The Uniform Standards of Professional Appraisal Practice does not prohibit the development of hybrid appraisals. It also does not require the appraiser to personally insect a subject property. It only requires the appraiser to disclose the name of someone inspecting the property if they provide significant assistance. If they are providing information on the condition and quality of a property or information on its functional utility they have to be named. If they are only reporting information such as room counts and providing photos they would not have to be named.

John Brennan, director of appraisal issues at TA said, “There is no requirement in USPAP for the appraiser to physically inspect the property. Standards Rule 1-2e is what requires appraisers to identify the characteristics of the property, and an appraiser can use a lot of different resources to do that. They can use a combination of property inspection plans, specifications, public records, engineering reports, photos, etc., to gather information about the relevant characteristics of the subject property. It is not required that they do the inspection,” 

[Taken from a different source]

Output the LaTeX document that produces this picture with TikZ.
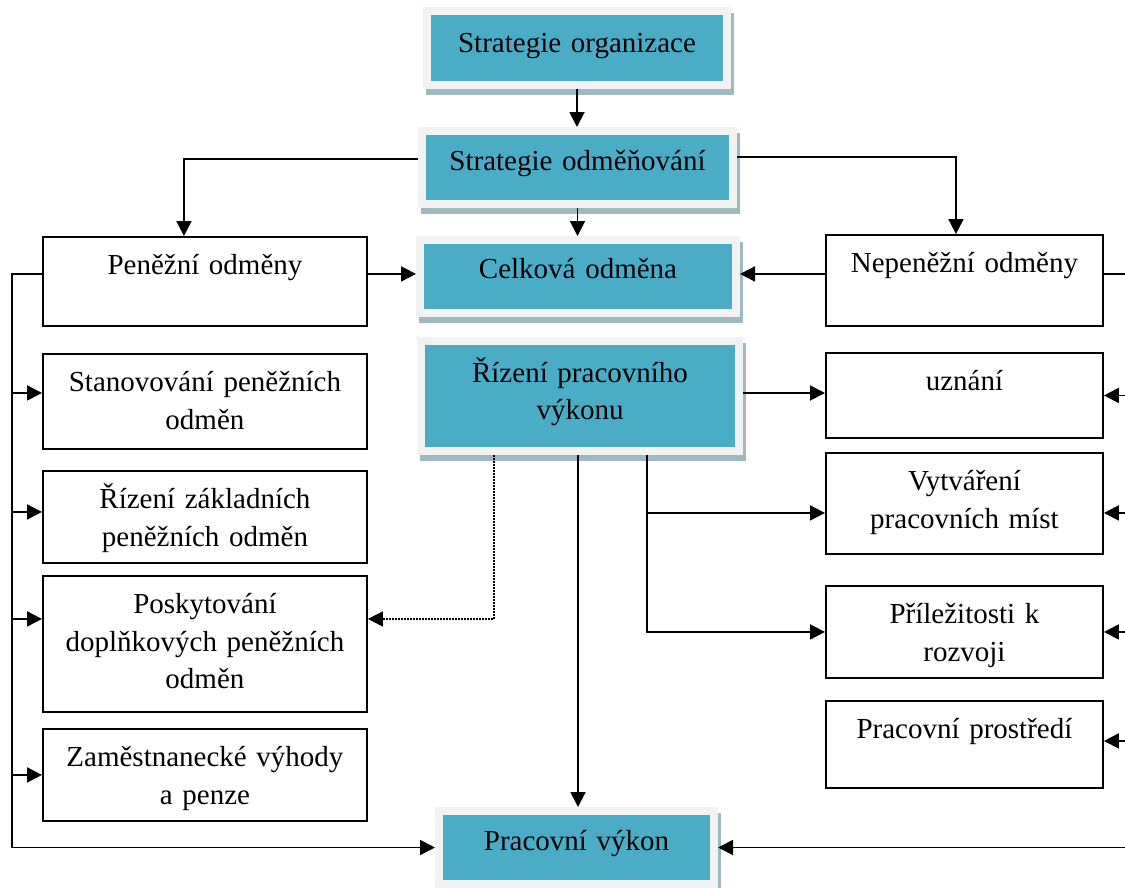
\documentclass[tikz,border=0pt]{standalone}
\usepackage{fontspec}
\setmainfont{Liberation Serif}
\usetikzlibrary{arrows.meta}
\definecolor{tealc}{HTML}{4BACC6}
\definecolor{frameg}{HTML}{F2F2F2}
\definecolor{shadc}{HTML}{A0B8C0}
\begin{document}
\begin{tikzpicture}[x=1bp,y=-1bp,
 txt/.style={font=\fontsize{29bp}{37.5bp}\selectfont},
 wbox/.style={txt, draw=black, line width=1.9bp, fill=white, inner sep=0pt, align=center, anchor=north west, text height=38bp},
 tbox/.style={txt, fill=tealc, draw=frameg, line width=8bp, inner sep=0pt, align=center, anchor=north west,
   preaction={draw=shadc, fill=shadc, line width=8bp, transform canvas={shift={(3bp,-6bp)}}}},
 arr/.style={line width=1.9bp, -{Triangle[length=15bp,width=15bp]}},
 ln/.style={line width=1.9bp}
]
\useasboundingbox (0,0) rectangle (1125,888);
\clip (0,0) rectangle (1125,888);

% teal boxes
\node[tbox, text width=300bp, text height=41bp, text depth=33bp] (so) at (423,7) {Strategie organizace};
\node[tbox, text width=311bp, text height=39bp, text depth=34bp] (sod) at (418,127) {Strategie odměňování};
\node[tbox, text width=316bp, text height=38bp, text depth=35bp] (cel) at (416,236) {Celková odměna};
\node[tbox, text width=318bp, text height=41bp, text depth=69bp] (riz) at (417,337) {Řízení pracovního\\výkonu};
\node[tbox, text width=275bp, text height=39bp, text depth=34bp] (pv) at (435,807) {Pracovní výkon};

% white boxes, left
\node[wbox, text width=324bp, text depth=51bp] (pen) at (42,236) {Peněžní odměny};
\node[wbox, text width=324bp, text depth=57bp] (stan) at (42,353) {Stanovování peněžních\\odměn};
\node[wbox, text width=324bp, text depth=54bp] (rzak) at (42,470) {Řízení základních\\peněžních odměn};
\node[wbox, text width=324bp, text depth=98bp] (posk) at (42,575) {Poskytování\\doplňkových peněžních\\odměn};
\node[wbox, text width=324bp, text depth=54bp] (zam) at (42,728) {Zaměstnanecké výhody\\a penze};

% white boxes, right
\node[wbox, text width=277bp, text depth=53bp] (nep) at (825,234) {Nepeněžní odměny};
\node[wbox, text width=277bp, text depth=47bp] (uzn) at (825,352) {uznání};
\node[wbox, text width=277bp, text depth=63bp] (vytv) at (825,452) {Vytváření\\pracovních míst};
\node[wbox, text width=277bp, text depth=54bp] (pril) at (825,585) {Příležitosti k\\rozvoji};
\node[wbox, text width=277bp, text depth=49bp] (prost) at (825,700) {Pracovní prostředí};

\path ([yshift=7.5bp]pen.west) ++(-30bp,0) coordinate (lt);
\path ([yshift=6.5bp]nep.east) ++(30bp,0) coordinate (rt);
\coordinate (mc) at ([xshift=67bp]riz.south);

% connectors
\draw[arr] (so.south) -- (so.south |- sod.north);
\draw[arr] (sod.south) -- (sod.south |- cel.north);
\draw[arr] ([yshift=8.5bp]sod.west) -| ([xshift=-21bp]pen.north);
\draw[arr] ([yshift=10.5bp]sod.east) -| ([xshift=-8.5bp]nep.north);
\draw[arr] ([yshift=7.5bp]pen.east) -- ([yshift=7.5bp]pen.east -| cel.west);
\draw[arr] ([yshift=6.5bp]nep.west) -- ([yshift=6.5bp]nep.west -| cel.east);

\draw[arr] ([yshift=7.5bp]pen.west) -- (lt) |- (pv.west);
\draw[arr] ([yshift=8.5bp]stan.west -| lt) -- ([yshift=8.5bp]stan.west);
\draw[arr] ([yshift=5bp]rzak.west -| lt) -- ([yshift=5bp]rzak.west);
\draw[arr] ([yshift=25bp]posk.west -| lt) -- ([yshift=25bp]posk.west);
\draw[arr] (zam.west -| lt) -- (zam.west);

\draw[ln] ([yshift=6.5bp]nep.east) -- (rt);
\draw[arr] (rt) |- (pv.east);
\draw[arr] (uzn.east -| rt) -- (uzn.east);
\draw[arr] ([yshift=-9.5bp]vytv.east -| rt) -- ([yshift=-9.5bp]vytv.east);
\draw[arr] (pril.east -| rt) -- (pril.east);
\draw[arr] ([yshift=3.5bp]prost.east -| rt) -- ([yshift=3.5bp]prost.east);

\draw[arr] ([yshift=3bp]riz.east) -- ([yshift=3bp]riz.east -| uzn.west);
\draw[arr] ([xshift=-2bp]riz.south) -- ([xshift=-2bp]riz.south |- pv.north);
\draw[arr] (mc) |- (pril.west);
\draw[arr] ([yshift=-9.5bp]vytv.west -| mc) -- ([yshift=-9.5bp]vytv.west);
\draw[arr, line width=1.5bp, dash pattern=on 1.5bp off 1.5bp] ([xshift=-86bp]riz.south) |- ([yshift=25bp]posk.east);
\end{tikzpicture}
\end{document}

Brian Weaver, coordinator, editor stated in the February 2019 issue of Illinois Appraiser, a service of the Illinois Department of Financial & Professional Regulation that:

 “In Illinois, here’s what an unlicensed ‘inspector,’ trained or not, can confidently provide to an appraiser: Photographs? –Absolutely. Improvement Quality? –No. Improvement Condition? –No. Room Count? –Even appraisers can’t agree on room counts (attics, add-ons, three-season rooms), or whether certain rooms are bedrooms or not (pass-throughs). Improvement Size–Appraisers can’t come together on how to properly measure a structure. Are they rounding to the nearest foot? Half foot? No rounding at all? In Illinois, filtered data needs to come from a licensed appraiser.”

A state can not require less than USPAP, however, as in the case of Illinois it can require more.  Appraisers must recognize that by signing the appraisal report an appraiser is taking full responsibility for that report so it is important to make certain the entire report is USPAP compliant.

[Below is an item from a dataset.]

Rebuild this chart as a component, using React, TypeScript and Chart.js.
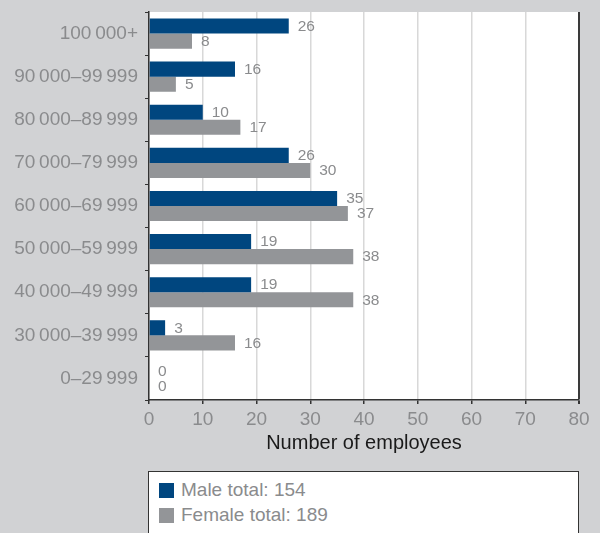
import React, { useEffect, useRef } from "react";
import { Chart, registerables } from "chart.js";

Chart.register(...registerables);

const categories = [
  "100\u2009000+",
  "90\u2009000–99\u2009999",
  "80\u2009000–89\u2009999",
  "70\u2009000–79\u2009999",
  "60\u2009000–69\u2009999",
  "50\u2009000–59\u2009999",
  "40\u2009000–49\u2009999",
  "30\u2009000–39\u2009999",
  "0–29\u2009999",
];
const maleValues = [26, 16, 10, 26, 35, 19, 19, 3, 0];
const femaleValues = [8, 5, 17, 30, 37, 38, 38, 16, 0];
const seriesNames = ["Male", "Female"];
const xMin = 0;
const xMax = 80;
const xStep = 10;
const xTitle = "Number of employees";

const FONT = '"Liberation Sans", Arial, Helvetica, sans-serif';
const MALE_COLOR = "#00467f";
const FEMALE_COLOR = "#939598";
const BG = "#d1d2d4";
const LABEL_GRAY = "#8a8b8d";
const DARK = "#333333";

const total = (arr: number[]) => arr.reduce((a, b) => a + b, 0);
const seriesColors = [MALE_COLOR, FEMALE_COLOR];
const seriesValues = [maleValues, femaleValues];

const plotBackground = {
  id: "plotBackground",
  beforeDraw(chart: any) {
    const { ctx, chartArea } = chart;
    if (!chartArea) return;
    ctx.save();
    ctx.fillStyle = "#ffffff";
    ctx.fillRect(chartArea.left, chartArea.top, chartArea.right - chartArea.left, chartArea.bottom - chartArea.top);
    ctx.restore();
  },
};

const valueLabels = {
  id: "valueLabels",
  afterDatasetsDraw(chart: any) {
    const ctx = chart.ctx;
    ctx.save();
    ctx.font = `15.5px ${FONT}`;
    ctx.fillStyle = LABEL_GRAY;
    ctx.textBaseline = "middle";
    ctx.textAlign = "left";
    chart.data.datasets.forEach((ds: any, i: number) => {
      const meta = chart.getDatasetMeta(i);
      meta.data.forEach((bar: any, j: number) => {
        ctx.fillText(String(ds.data[j]), bar.x + 9, bar.y + 0.5);
      });
    });
    ctx.restore();
  },
};

export default function App() {
  const canvasRef = useRef<HTMLCanvasElement | null>(null);

  useEffect(() => {
    if (!canvasRef.current) return;
    const chart = new Chart(canvasRef.current, {
      type: "bar",
      data: {
        labels: categories,
        datasets: seriesNames.map((name, i) => ({
          label: name,
          data: seriesValues[i],
          backgroundColor: seriesColors[i],
          borderWidth: 0,
          categoryPercentage: 0.7,
          barPercentage: 1.0,
        })),
      },
      options: {
        indexAxis: "y",
        animation: false,
        responsive: false,
        maintainAspectRatio: false,
        layout: { padding: { top: 12, right: 21, left: 0, bottom: 73 } },
        plugins: {
          legend: { display: false },
          tooltip: { enabled: false },
        },
        scales: {
          x: {
            type: "linear",
            min: xMin,
            max: xMax,
            ticks: {
              stepSize: xStep,
              color: LABEL_GRAY,
              font: { family: FONT, size: 19 },
              padding: 4,
            },
            grid: {
              color: (c: any) => (c.tick && c.tick.value === xMax ? "#3a3a3a" : "#d8d8d8"),
              lineWidth: (c: any) => (c.tick && c.tick.value === xMax ? 2 : 1.5),
              tickColor: DARK,
              tickLength: 4,
            },
            border: { display: true, color: DARK, width: 1.5 },
            title: {
              display: true,
              text: xTitle,
              color: "#1a1a1a",
              font: { family: FONT, size: 20 },
              padding: { top: 0, bottom: 5 },
            },
            afterFit: (scale: any) => {
              scale.height = 60;
            },
          },
          y: {
            type: "category",
            ticks: {
              color: LABEL_GRAY,
              font: { family: FONT, size: 19 },
              padding: 7,
            },
            grid: {
              drawOnChartArea: false,
              drawTicks: true,
              tickColor: DARK,
              tickLength: 4,
              offset: true,
            },
            border: { display: true, color: DARK, width: 1.5 },
            afterFit: (scale: any) => {
              scale.width = 149;
              scale.paddingTop = 0;
              scale.paddingBottom = 0;
            },
          },
        },
      },
      plugins: [plotBackground, valueLabels],
    } as any);
    return () => chart.destroy();
  }, []);

  return (
    <div
      style={{
        position: "fixed",
        left: 0,
        top: 0,
        width: 600,
        height: 533,
        background: BG,
        overflow: "hidden",
        fontFamily: FONT,
      }}
    >
      <canvas ref={canvasRef} width={600} height={533} style={{ display: "block" }} />
      <div
        style={{
          position: "absolute",
          left: 148,
          top: 471,
          width: 431,
          height: 80,
          boxSizing: "border-box",
          background: "#ffffff",
          border: `1.5px solid ${DARK}`,
        }}
      >
        {seriesNames.map((name, i) => (
          <div
            key={name}
            style={{
              position: "absolute",
              left: 10,
              top: 10 + i * 25,
              height: 16,
              display: "flex",
              alignItems: "center",
              whiteSpace: "nowrap",
            }}
          >
            <span
              style={{
                display: "inline-block",
                width: 15,
                height: 15,
                background: seriesColors[i],
                marginRight: 7,
              }}
            />
            <span style={{ color: LABEL_GRAY, fontSize: 19, lineHeight: "16px" }}>
              {`${name} total: ${total(seriesValues[i])}`}
            </span>
          </div>
        ))}
      </div>
    </div>
  );
}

Understand how your state is looking at Hybrid Appraisal compliance with USPAP. If a report form is used be sure to view and understand the limiting conditions certification included with the form. They may not totally benefit the appraiser. State that if the report contains errors as the result of third-party information, the assignment results may be affected.

Have a procedure for regular verification of the information provided by third parties. This could be a google or MLS search of information on the subject such as neighborhood, appropriate selection of sales and the selection of adjustments provided by a third party. This will support an assumption that the data provided is reliable.

Point out your verification methods in the report and be sure to maintain a work file containing the information gathered in this process. All appraisals require a work file but you can also reference and maintain a work file for regular verifications.

This type of appraisal provides both advantages and risks. Each appraiser and client, must decide if the risk is worth the rewards.

Steven Spangle, SRA, MRA, is president of Spangle Associates, Auburn, Mass.